At trial Tiebout contended that around midnight Saturday night, Parks asked Walker for the keys to his truck. Walker refused, saying he did not think Parks was capable of driving. Parks took the keys anyway and drove away with Tiebout in the passenger seat. Parks and Tiebout went to various bars and eventually wound up at Walker’s house. Parks left the house after Tiebout refused to have sex with her. Tiebout, however, remained in Walker’s house about 35-40 minutes and then drove around looking for Parks. After a short time he gave up his search and started to drive home, still in Walker’s truck. The truck ran out of gas and Tiebout walked the rest of the way. The truck remained where Tiebout abandoned it until Wednesday (Mar. 4) when he had enough money to buy gas. After gassing up the truck, Tiebout drove around looking for Walker’s house. Unable to find the house, he went to a friend’s and then to a Jack In The Box restaurant.

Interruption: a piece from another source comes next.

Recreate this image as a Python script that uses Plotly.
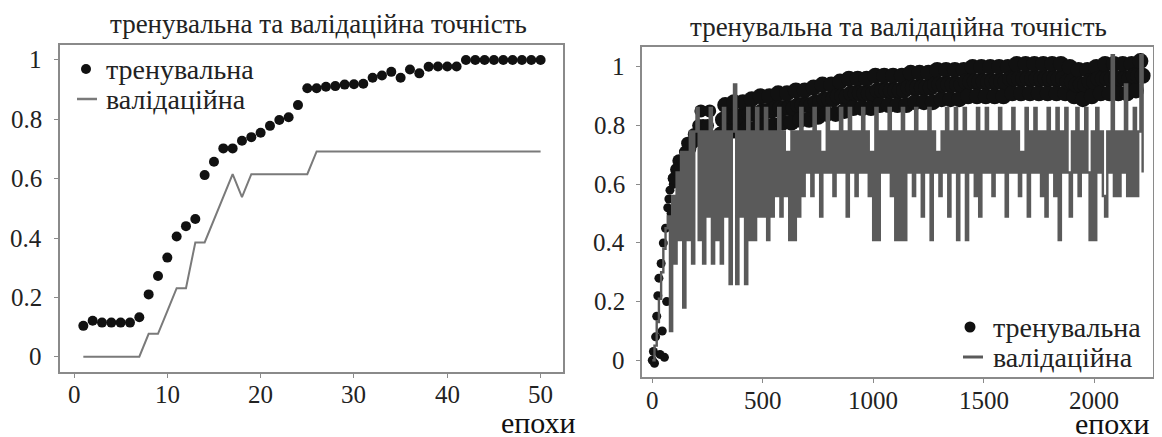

While at the restaurant police officers, with guns drawn, approached the truck from opposite sides. Tiebout panicked, put the truck in reverse, backed up and then drove forward, fleeing with the police in close pursuit, until the road deadended. Tiebout was apprehended by the police after jumping out of the truck and running. He said he fled because of his fear of guns.

Discussion

Tiebout argues the court prejudicially erred by refusing to give a proposed instruction relating to Penal Code section 499b. He contends Penal Code section 499b is a necessarily lesser included offense under Vehicle Code section 10851. To determine if a lesser offense is necessarily included the court must determine (1) if, as a matter of law, the greater offense cannot be committed without also satisfying the elements of the lesser offense and (2) if the crime is within the offense specifically charged in the information. (People v. Cannady (1972) 8 Cal.3d 379, 390 [105 Cal.Rptr. 129, 503 P.2d 585]; People v. St. Martin (1970) 1 Cal.3d 524, 532-533 [83 Cal.Rptr. 166, 463 P.2d 390].) The present factual allegations fall within these parameters. The information charged Tiebout with driving and taking a motor vehicle not his own. (See People v. Barrick (1982) 33 Cal.3d 115,135 [187 Cal.Rptr. 716, 654 P.2d 1243].) The acts of driving a vehicle and taking a vehicle are separate and distinct. (Ibid.; compare People v. Thomas (1962) 58 Cal.2d 121 [23 Cal.Rptr. 161, 373 P.2d 97].) “Thus, a complaint which charges a defendant with ‘driving and taking’ an automobile necessarily charges that he took the automobile ‘for the purpose of temporarily using or operating the same’ and thus violated section 499b.” (People v. Barrick, supra, 33 Cal.3d at p. 135, italics supplied, fn. omitted.) Because the trial court is under an obligation to instruct on a lesser included offense which the evidence tends to prove (see People v. St. Martin, supra, 1 Cal.3d at pp. 532-533) where there is sufficient evidence that appears to warrant consideration by the jury (People v. Flannel (1979) 25 Cal.3d 668, 684 [160 Cal.Rptr. 84, 603 P.2d 1]), the court prejudicially erred in refusing to give the requested instruction.

Disposition

Judgment reversed.

Staniforth, Acting P. J., and Butler, J., concurred. 
      
       Penal Code section 499b states: “Any person who shall, without the permission of the owner thereof, take any automobile, bicycle, motorcycle, or other vehicle or motorboat or vessel, for the purpose of temporarily using or operating the same, shall be deemed guilty of a misdemeanor, and upon conviction thereof, shall be punished by a fine not exceeding two hundred dollars ($200), or by imprisonment not exceeding three months, or by both such fine and imprisonment.”
     
      
       Vehicle Code section 10851 states: “Any person who drives or takes a vehicle not his own, without the consent of the owner thereof, and with intent either permanently or temporarily to deprive the owner thereof of his title to or possession of the vehicle, whether with or without intent to steal the same, or any person who is a party or accessory to or an accomplice in the driving or unauthorized taking or stealing is guilty of a public offense, and upon conviction thereof shall be punished by imprisonment in the state prison, or in the county jail for not more than one year or by a fine of not more than five thousand dollars ($5,000) or by both such fine and imprisonment. The consent of the owner of a vehicle to its taking or driving shall not in any case be presumed or implied because of such owner’s consent on a previous occasion to the taking or driving of the vehicle by the same or a different person. ” (Italics supplied.)